In the early 1980s, successive droughts led the nomadic populations, mainly Arab, to covet the lands of sedentary peasants. Territorial disputes about passage of herds, cattle theft, access to water points, formerly solved under customary law under a « rakuba », a straw yard, festered.

Omar al-Bashir’s regime, after seizing power by force in Khartoum in 1989, began to stir up and exploit these land conflicts, thus promoting the formation of militias from Arab tribes. Faced with increasingly frantic raids by these armed gangs and for fear of being dispossessed of their territories, the Fur, the Zaghawa or the Masalit formed self-defence groups that later gave birth to several rebel groups, among which the Sudan Liberation Army led by Abdelwahid Mohammed Nour. When the rebel groups took control of several towns in Darfur in February 2003, Omar al-Bashir undertook law enforcement and ethnic cleansing operations against the insurgents. Providing ground support to the aerial bombing by the regular army, his Arab back-up troops, militias known as Janjawid (devils on horseback) engaged in war crimes, looting, burning of villages and mass rapings against the local population.

Twenty years after the conflict flared up, Darfur has not regained peace. All the attempts to silence the guns failed to solve the land conflicts, to allow the return of the nearly 3 million displaced to their lands and to do justice to the over 300,000 dead. In April 2019, the fall of Omar al-Bashir, wanted for “genocide” and crimes against humanity by the International Criminal Court, had given the population of Darfur a glimmer of hope.  It seemed that a page was being turned. The UN peacekeepers withdrew. Peace agreements were signed in Juba in October 2020 between the authorities in the capital and several rebel groups.

The region is however still the scene of bloody clashes. In October 2021, the coup by a military close to al-Bashir’s regime did not help. The issue of land, of its distribution and of its coveted riches has not been solved yet. The right of return of the displaced is but a paper promise.

An enduring spirit of resistance yet survives in Jebel Marra.
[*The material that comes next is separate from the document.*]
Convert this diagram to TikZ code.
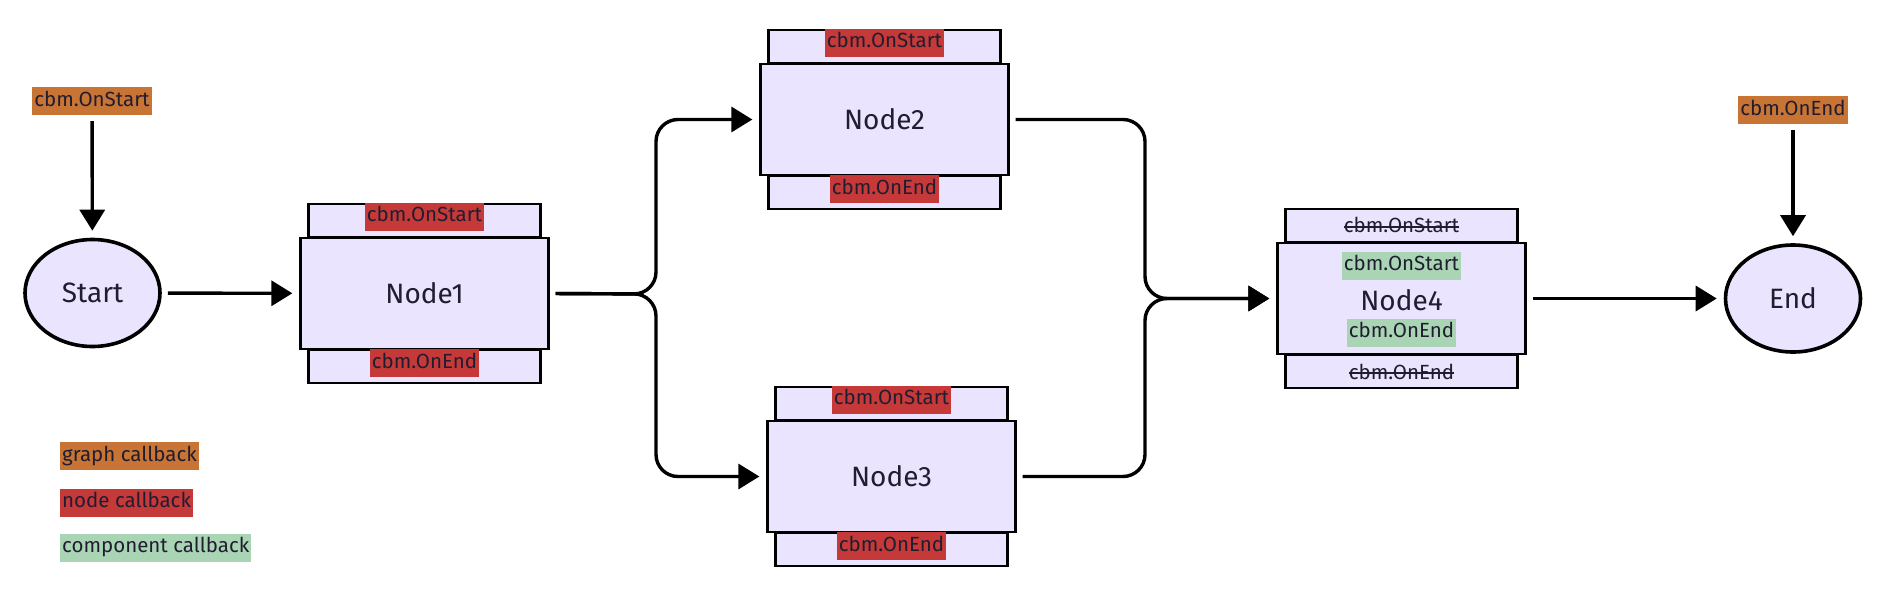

Although the thousands of civilians who have found refuge in these hills where infrastructure is lacking are often caught in the crossfire, sometimes in infighting between dissidents of the movement supposed to protect them, many still continue to join the rebellion. Brothers, mothers, cousins or uncles whose families were massacred in the fighting, kids sometimes, whose weapons, slung across their shoulders, weigh twice as much as them, and who enlist for lack of alternative.

Isolated from the rest of the country, protected by a rock citadel, they condemn the military junta that took the reins of power. They demand equal rights for all Sudanese citizens, regardless of religion, skin colour or ethnicity. The land they defend and that resists the yoke of the central power is a source of pride. “This land, we have it in our souls. It is our colour and our blood”.

Text by: Eliott Brachet

In Sudan, Abdulmonam Eassa and Edouard Elias travelled to the Jebel Marra mountains to meet with the Fur who found refuge there from the Janjawid militias’ abuses in December 2021. 

They shot portraits and landscapes on black and white film with a field camera alongside the civilians and also their armed movement, the SLA (Sudan Liberation Army). 

Two views and approaches have been necessary to complete this project, from its planning to the shooting, where the two photographers combined their sensitivities and eyes. For each picture, the photographers asked the persons to pose in a familiar place so as to capture a moment in their daily life. After each shooting, a second picture was taken with an Instax instant camera (Polaroid) and given to them, whereupon each person photographed in Jebel Marra had the opportunity to handwrite what they wished about their life: their present, their past after years of war, or simply their hopes and their vision for the future.

Most of them wrote in Arabic, others in Fur dialect, and some, who could not write, dictated what they wished to convey. These texts are an integral part of the images, encompassing it. Thus, their words are whole and reproduced in their entirety. This method was designed to give them the opportunity to describe through their own eyes their self-image. Indeed, the photographer’s function is not only to freeze an image, to take it from those posing. The idea was to give a role to those accepting to go in front of the lens. They are then no longer subjects but players in their own photograph.